Diğer emperyalistlerin ABDyi Rusya
üzerinden dizginleme hesapları
Ayrıca, Ortadoğunun önemi, oradaki mevzilenme yarışı, devrimci ve anti-emperyalist damarları kesme çabaları, güncel ve konjonktürel değildir. Eskiden olduğu gibi bundan sonra da birçok başka çelişkinin hesabı da burada görülecektir. ABD, İsrail ve Türkiye ittifakının özetlediği ABD politikası, farklı alanlarda ve adım adım uygulanıyor. Bugüne kadar Washingtonun bu yatırımına bir tepki gelmedi. ABD ile çıkarları çelişen diğer emperyalist güçlerin bu girişimden rahatsız oldukları açık. Fakat bir şey yapma kudretine sahip değiller. Tavır belirleme gereği duyan Fransadır. O bir yandan Lübnanla yakınlaşmaya çalışırken, öte yandan ABD ile çelişmeme denklemi kurarak politika saptamaya çalışıyor. Jacques Chirac Arap dünyasında destek arıyor, Şama cenaze törenine koşuyor, Abdülaziz Buteflikayı Pariste ağırlıyor, vb.
Fakat, Ortadoğuda Rus faktörünün devreye girmesi ile birlikte çok farklı hesaplar yapmak gerekecektir. Çünkü Moskovanın, ABD emperyalizminin arpalığı saydığı mekanlara, özellikle de Ortadoğuya el atmaktan başka bir seçeneği yoktur, dahası buna mecburdur. Washington Rusyanın nüfuz alanlarına açıktan el atmış, Kafkasyayı tutuşturmuş, Gürcistanı bir üssüne dönüştürmüş durumda. Kremlin duyduğu rahatsızlığı bugüne kadar Çeçen halkına saldırmakla ifade etmeye çalıştı. Ama bu bir çaresizlikten başka bir şey değildir ve sonucu değiştirmeyecektir. Grozniyi bombalamakla, Eduvard Şevernadzeye karşı suikast tezgahlamakla, Erivan parlamentosunda cinayet işlemekle, ABDnin Kafkasya seferinin dizginlenemeyeceği, stratejik hesaplarının bozulamayacağı açıktır.

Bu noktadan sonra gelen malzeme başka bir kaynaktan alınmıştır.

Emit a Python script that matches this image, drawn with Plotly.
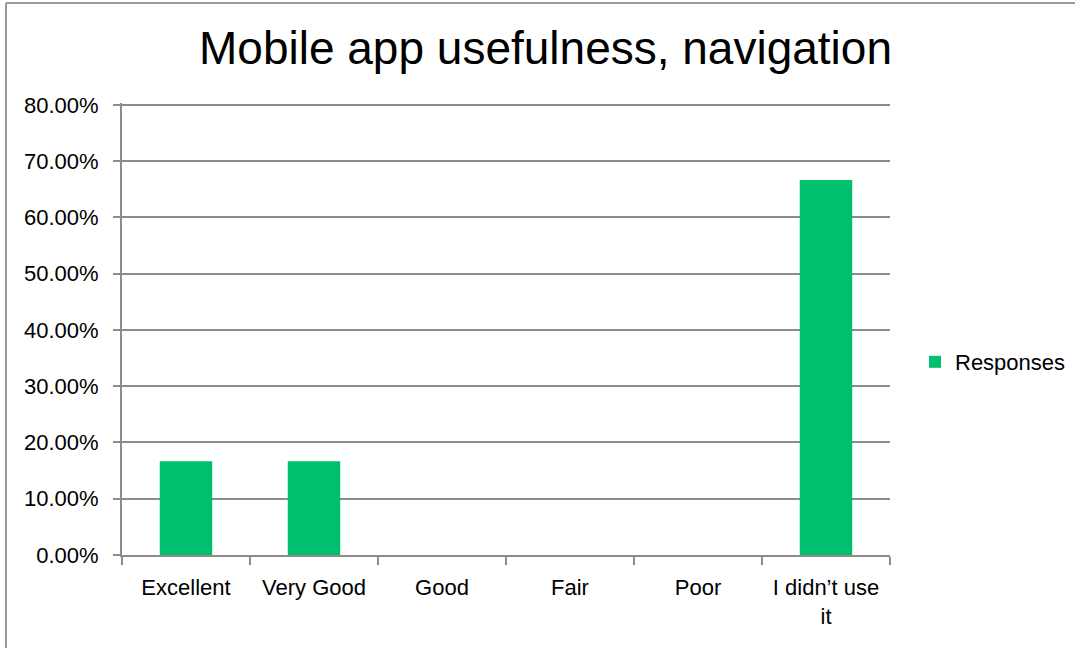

İşte Kuzey Kore konusunda Putinin yaptığı jest gerçek anlamını böyle bir perspektif içinde bulmaktadır. Rusya hedef olduğu çok yönlü sataşmanın önünü almak için hasımlarının mekanlarında onların en ince damarına basmak zorunda. Bunu icra etmenin en ideal alanı ise Ortadoğudur. Daha açık bir ifadeyle, uluslararası bağlamda Rusyanın önünde duran en acil misyon, ABDnin küstahlığına engel çıkartmak, onun hareket alanını daraltmaya çalışmaktır. Bir başkasının üstlenemeyeceği bu misyon Rusya için bir ihtiyaç, başkaları için de bir talebe dönüşmüş durumdadır. Burada nesnel bir çıkar birliği sözkonusudur. Putinle birlikte orta ölçekli emperyalist güçlerin ABD karşısında, en azından ticari konularda, tok konuşmaya başlamış olmalarının, Clintonun nükleer savunma kalkanı projesini reddetmelerinin arkasında bu talep yatıyor. Li Pengin Belgradda ABD emperyalizminin barbarlığını teşhir etmesinin, ona karşı Yugoslav halkının yiğit direnişini övmesinin pek etkisi olmuyor. Ama Kremlinin sıradan bir basın açıklaması anında rahatsızlığa yol açıyor.
Uluslararası gelişmelerin böyle bir sürece girmesi elbette bir zaman sorunudur. Ama zamanın hızla ilerlediğini, kriz odaklarının dünyanın dört bir yanında silahlı çatışmalara dönüşerek çoğaldığını görüyoruz. Washington İMF ve Dünya Bankası kredileri üzerinden Rusyaya kelepçe vurmakta geri durmayacaktır. Fakat, hızlanan gelişmeler, artan ve keskinleşen çelişkiler, böyle bir perspektifin açılmasını adeta zorlamaktadır. Ortadoğudaki gelişmeler, Hafız Esadın ölümü, Arafatın günlerinin sayılı oluşu, bu bağlamda büyük bir önem taşımaktadır.